[MATERIAL PROVIDED]
_ _ _

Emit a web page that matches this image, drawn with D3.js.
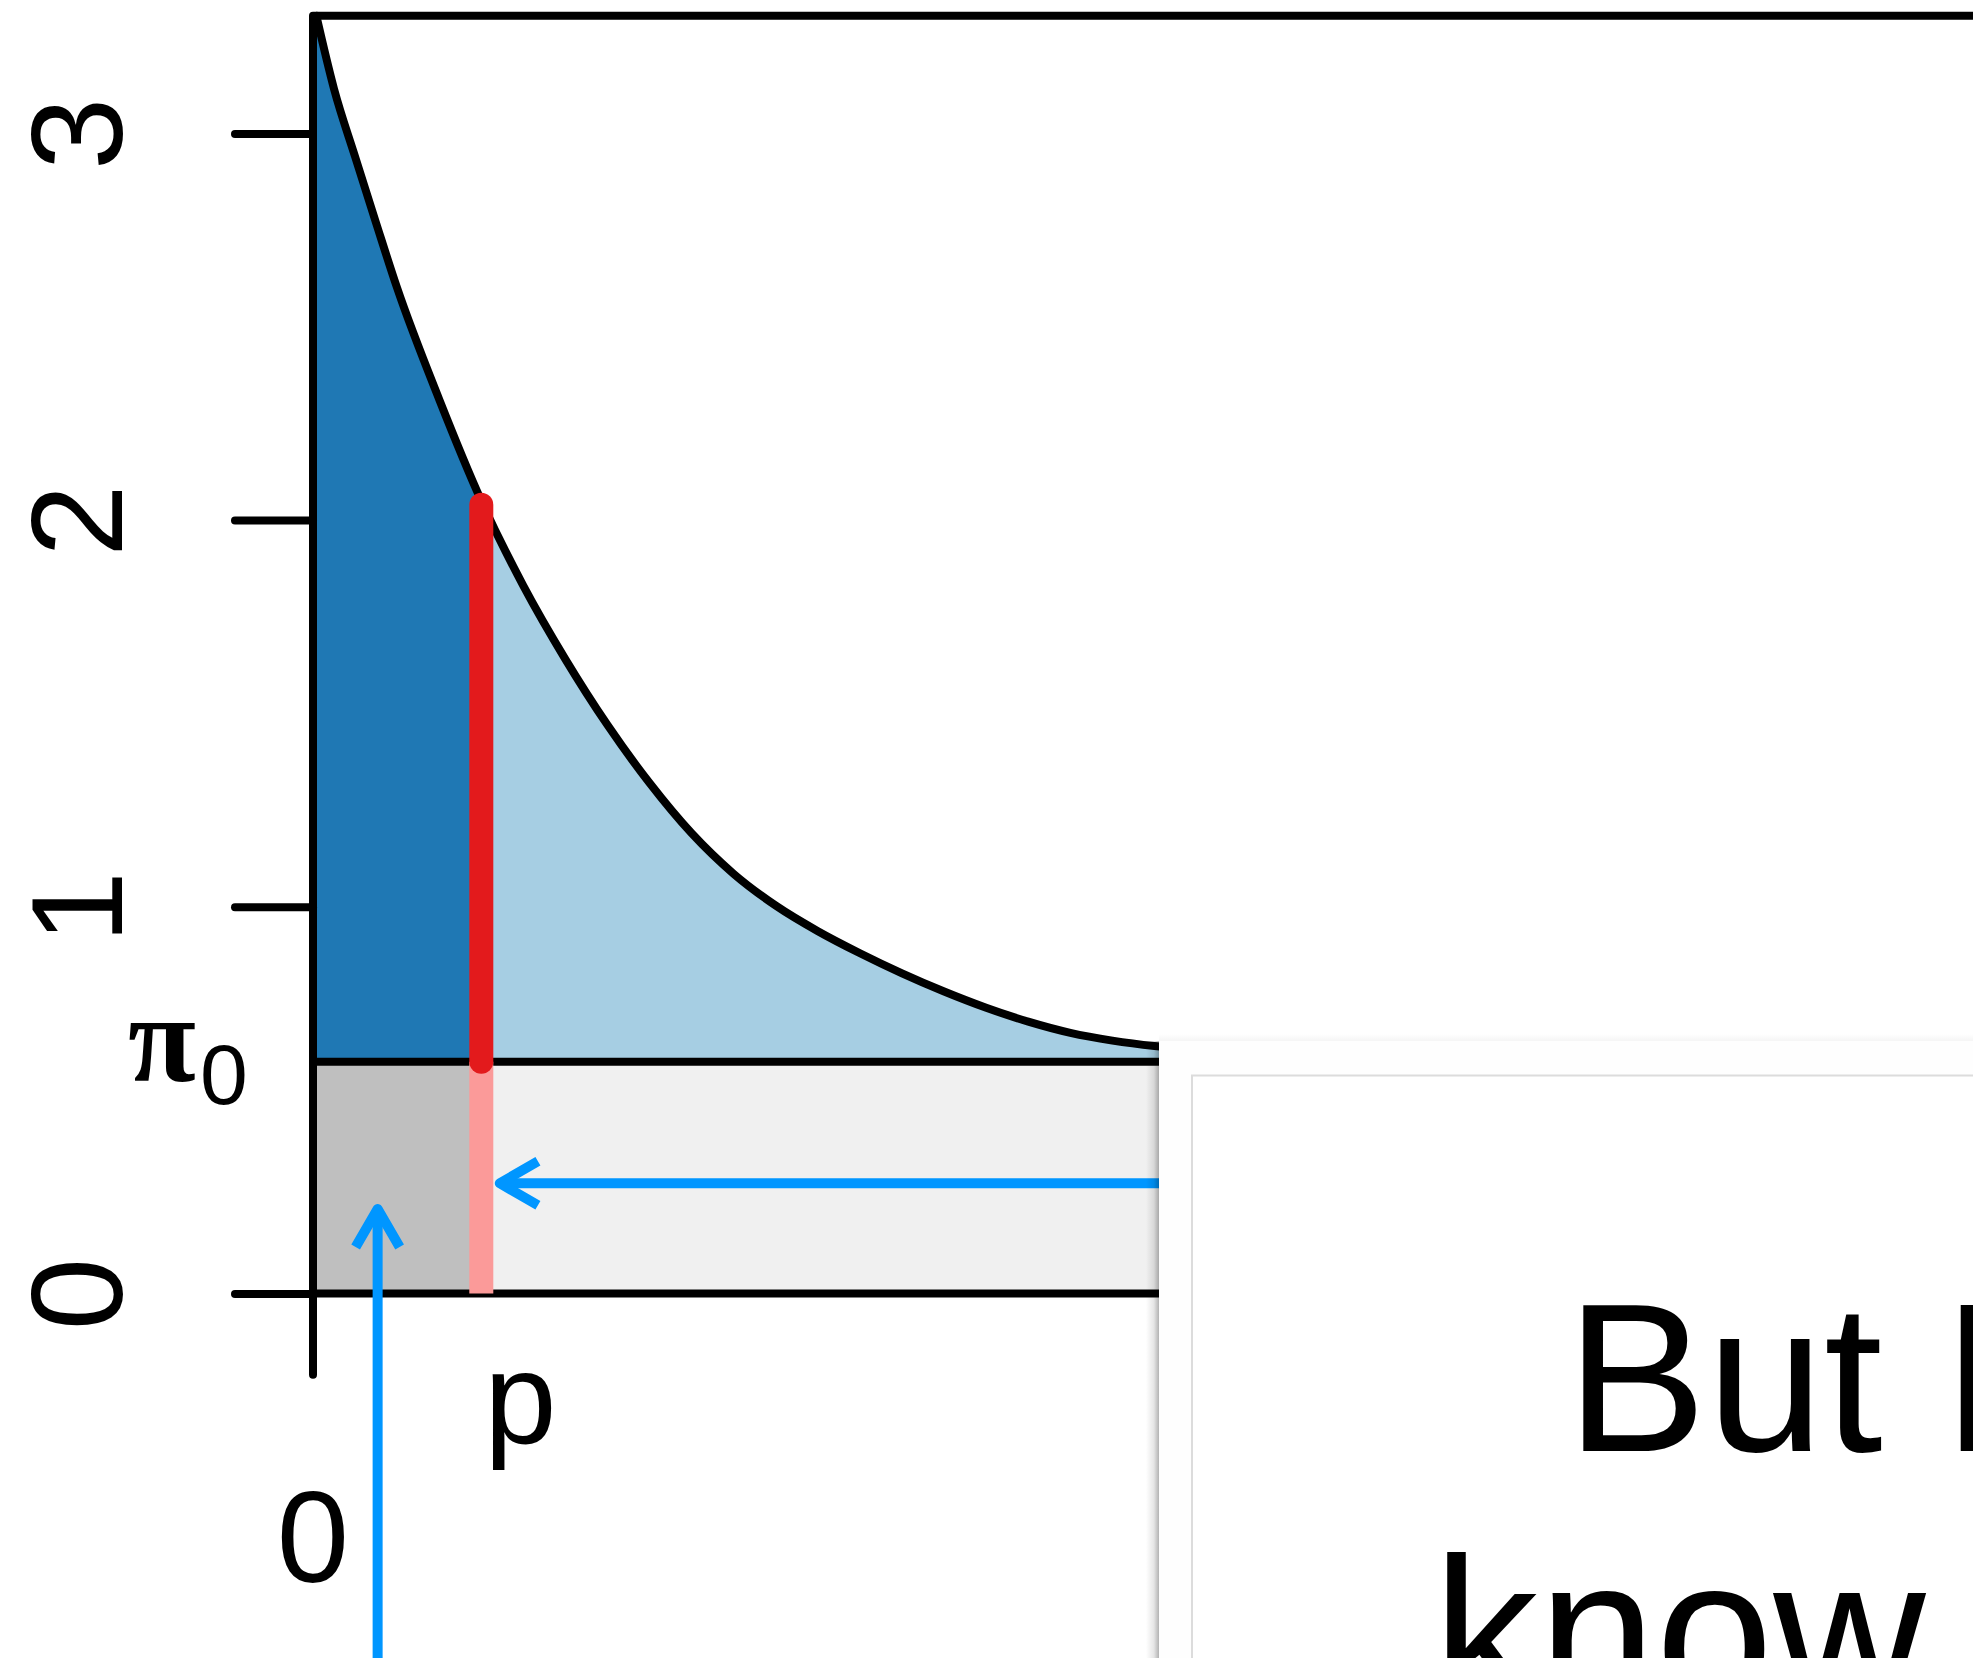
<!DOCTYPE html>
<html>
<head>
<meta charset="utf-8">
<script src="https://cdn.jsdelivr.net/npm/d3@7"></script>
<style>
  html, body { margin: 0; padding: 0; background: #fff; overflow: hidden; }
  svg { display: block; }
</style>
</head>
<body>
<svg id="chart" width="1973" height="1658"></svg>
<script>
// Mixture density of p-values: flat null level pi0 plus a decreasing alternative part
const curveP = [0.002, 0.0125, 0.025, 0.0375, 0.05, 0.075, 0.1, 0.125, 0.15, 0.175,
                0.2, 0.225, 0.25, 0.275, 0.3, 0.325, 0.35, 0.375, 0.4, 0.425,
                0.45, 0.475, 0.5, 0.525];
const curveF = [3.304, 3.115, 2.94, 2.768, 2.60, 2.312, 2.05, 1.83, 1.64, 1.47,
                1.32, 1.19, 1.085, 1.003, 0.937, 0.880, 0.828, 0.781, 0.739, 0.703,
                0.674, 0.654, 0.640, 0.631];

const pi0 = 0.599;          // null proportion (height of the flat part)
const pCut = 0.1;           // observed p-value
const fAtCut = 2.04;        // density at the observed p-value
const yTicks = [0, 1, 2, 3];
const yTickLabels = ["0", "1", "2", "3"];
const xLabels = ["0", "p"];
const yTop = 3.304, yBottom = -0.21, xRight = 1.0;

// arrows: one rising from below the axis, one pointing left toward the cut
const arrowUp = { x: 0.0384, from: -1.0, to: 0.2185 };
const arrowLeft = { y: 0.285, from: 0.6, to: 0.111 };

const slideLines = ["But I", "know"];

const W = 1973, H = 1658;
const svg = d3.select("#chart");

const x = d3.scaleLinear().domain([0, 0.1]).range([313, 481.3]);
const y = d3.scaleLinear().domain([0, 3]).range([1293.5, 133.4]);

const C = {
  dark: "#1f78b4", light: "#a6cee3", grey: "#bfbfbf", pale: "#f0f0f0",
  red: "#e31a1c", pink: "#fb9a99", arrow: "#0096ff"
};
const LW = 8;

const pts = curveP.map((p, i) => ({ p, f: curveF[i] }));
const left = pts.filter(d => d.p < pCut).concat([{ p: pCut, f: fAtCut }]);
const right = [{ p: pCut, f: fAtCut }].concat(pts.filter(d => d.p > pCut));
left.unshift({ p: 0, f: yTop });

const area = d3.area().x(d => x(d.p)).y0(y(pi0)).y1(d => y(d.f)).curve(d3.curveMonotoneX);
const line = d3.line().x(d => x(d.p)).y(d => y(d.f)).curve(d3.curveMonotoneX);

const plot = svg.append("g");

// lower band: null part, split at the cut
plot.append("rect").attr("x", x(0)).attr("y", y(pi0))
  .attr("width", x(pCut) - x(0)).attr("height", y(0) - y(pi0)).attr("fill", C.grey);
plot.append("rect").attr("x", x(pCut)).attr("y", y(pi0))
  .attr("width", x(xRight) - x(pCut)).attr("height", y(0) - y(pi0)).attr("fill", C.pale);

// upper band: alternative part, split at the cut
plot.append("path").datum(left).attr("d", area).attr("fill", C.dark);
plot.append("path").datum(right).attr("d", area).attr("fill", C.light);

// density curve and level lines
plot.append("path").datum(pts).attr("d", line)
  .attr("fill", "none").attr("stroke", "#000").attr("stroke-width", LW)
  .attr("stroke-linejoin", "round").attr("stroke-linecap", "round");

[pi0, 0].forEach(v => {
  plot.append("line").attr("x1", x(0)).attr("x2", x(xRight))
    .attr("y1", y(v)).attr("y2", y(v))
    .attr("stroke", "#000").attr("stroke-width", LW);
});

// frame: top edge and the left axis line
plot.append("path")
  .attr("d", d3.line()([[x(xRight), y(yTop)], [x(0), y(yTop)], [x(0), y(yBottom)]]))
  .attr("fill", "none").attr("stroke", "#000").attr("stroke-width", LW)
  .attr("stroke-linejoin", "round").attr("stroke-linecap", "round");

// y axis ticks with rotated labels
const yAxis = d3.axisLeft(y).tickValues(yTicks).tickSize(78).tickSizeOuter(0)
  .tickFormat((d, i) => yTickLabels[i]);
const ag = svg.append("g").attr("transform", `translate(${x(0)},0)`).call(yAxis);
ag.select(".domain").remove();
ag.selectAll(".tick line").attr("stroke", "#000").attr("stroke-width", LW)
  .attr("stroke-linecap", "round");
ag.selectAll(".tick text")
  .attr("x", 0).attr("y", -191).attr("dy", 0)
  .attr("transform", "rotate(-90)")
  .attr("text-anchor", "middle").attr("fill", "#000")
  .style("font-family", "'Liberation Sans', Arial, sans-serif").style("font-size", "130px");

// cut marker: pink over the null band, red over the alternative band
plot.append("line").attr("x1", x(pCut)).attr("x2", x(pCut))
  .attr("y1", y(0)).attr("y2", y(pi0))
  .attr("stroke", C.pink).attr("stroke-width", 24).attr("stroke-linecap", "butt");
plot.append("line").attr("x1", x(pCut)).attr("x2", x(pCut))
  .attr("y1", y(pi0)).attr("y2", y(fAtCut))
  .attr("stroke", C.red).attr("stroke-width", 24).attr("stroke-linecap", "round");

// arrows
function arrow(x1, y1, x2, y2) {
  const a = Math.atan2(y2 - y1, x2 - x1), len = 44, spread = Math.PI / 6;
  const h1 = [x2 - len * Math.cos(a - spread), y2 - len * Math.sin(a - spread)];
  const h2 = [x2 - len * Math.cos(a + spread), y2 - len * Math.sin(a + spread)];
  const g = svg.append("g").attr("stroke", C.arrow).attr("stroke-width", 10)
    .attr("fill", "none").attr("stroke-linejoin", "round");
  g.append("line").attr("x1", x1).attr("y1", y1).attr("x2", x2).attr("y2", y2);
  g.append("path").attr("d", d3.line()([h1, [x2, y2], h2]));
}
arrow(x(arrowUp.x), y(arrowUp.from), x(arrowUp.x), y(arrowUp.to));
arrow(x(arrowLeft.from), y(arrowLeft.y), x(arrowLeft.to), y(arrowLeft.y));

// labels
const sans = "'Liberation Sans', Arial, sans-serif";
svg.append("text").attr("x", x(0)).attr("y", 1581.5).attr("text-anchor", "middle")
  .style("font-family", sans).style("font-size", "130px").text(xLabels[0]);
svg.append("text").attr("x", x(pCut) + 39).attr("y", 1443).attr("text-anchor", "middle")
  .style("font-family", sans).style("font-size", "130px").text(xLabels[1]);

const piLab = svg.append("text").attr("x", 128).attr("y", y(pi0) + 19);
piLab.append("tspan").style("font-family", "'Liberation Serif', serif")
  .style("font-weight", "bold").style("font-size", "124px").text("π");
piLab.append("tspan").attr("dy", 23).attr("dx", 4)
  .style("font-family", sans).style("font-size", "86px").text("0");

// slide card laid over the lower right of the figure
const defs = svg.append("defs");
const gx = defs.append("linearGradient").attr("id", "shadowX")
  .attr("x1", "0").attr("x2", "1").attr("y1", "0").attr("y2", "0");
gx.append("stop").attr("offset", "0").attr("stop-color", "#000").attr("stop-opacity", 0);
gx.append("stop").attr("offset", "0.6").attr("stop-color", "#000").attr("stop-opacity", 0.1);
gx.append("stop").attr("offset", "1").attr("stop-color", "#000").attr("stop-opacity", 0.3);
const gy = defs.append("linearGradient").attr("id", "shadowY")
  .attr("x1", "0").attr("x2", "0").attr("y1", "0").attr("y2", "1");
gy.append("stop").attr("offset", "0").attr("stop-color", "#000").attr("stop-opacity", 0);
gy.append("stop").attr("offset", "1").attr("stop-color", "#000").attr("stop-opacity", 0.04);

const card = svg.append("g");
card.append("rect").attr("x", 1146).attr("y", 1041).attr("width", 13).attr("height", H - 1041)
  .attr("fill", "url(#shadowX)");
card.append("rect").attr("x", 1159).attr("y", 1034).attr("width", W - 1159).attr("height", 7)
  .attr("fill", "url(#shadowY)");
card.append("rect").attr("x", 1159).attr("y", 1041).attr("width", W - 1159 + 20).attr("height", H - 1041 + 20)
  .attr("fill", "#fefefe");
card.append("rect").attr("x", 1192).attr("y", 1075.5).attr("width", W - 1192 + 20).attr("height", H - 1075 + 20)
  .attr("fill", "#fff").attr("stroke", "#dcdcdc").attr("stroke-width", 2);
card.append("text").attr("x", 1566).attr("y", 1451)
  .style("font-family", sans).style("font-size", "211px").text(slideLines[0]);
card.append("text").attr("x", 1433).attr("y", 1705)
  .style("font-family", sans).style("font-size", "211px").text(slideLines[1]);
</script>
</body>
</html>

_ _ _

[THE TASK]
Look at the listing and set down only the lines from its start through the line with "0.674, 0.654, 0.640, 0.631];", word for word and without pictures.

[FINAL RESULT]
Emit a web page that matches this image, drawn with D3.js.
<!DOCTYPE html>
<html>
<head>
<meta charset="utf-8">
<script src="https://cdn.jsdelivr.net/npm/d3@7"></script>
<style>
  html, body { margin: 0; padding: 0; background: #fff; overflow: hidden; }
  svg { display: block; }
</style>
</head>
<body>
<svg id="chart" width="1973" height="1658"></svg>
<script>
// Mixture density of p-values: flat null level pi0 plus a decreasing alternative part
const curveP = [0.002, 0.0125, 0.025, 0.0375, 0.05, 0.075, 0.1, 0.125, 0.15, 0.175,
                0.2, 0.225, 0.25, 0.275, 0.3, 0.325, 0.35, 0.375, 0.4, 0.425,
                0.45, 0.475, 0.5, 0.525];
const curveF = [3.304, 3.115, 2.94, 2.768, 2.60, 2.312, 2.05, 1.83, 1.64, 1.47,
                1.32, 1.19, 1.085, 1.003, 0.937, 0.880, 0.828, 0.781, 0.739, 0.703,
                0.674, 0.654, 0.640, 0.631];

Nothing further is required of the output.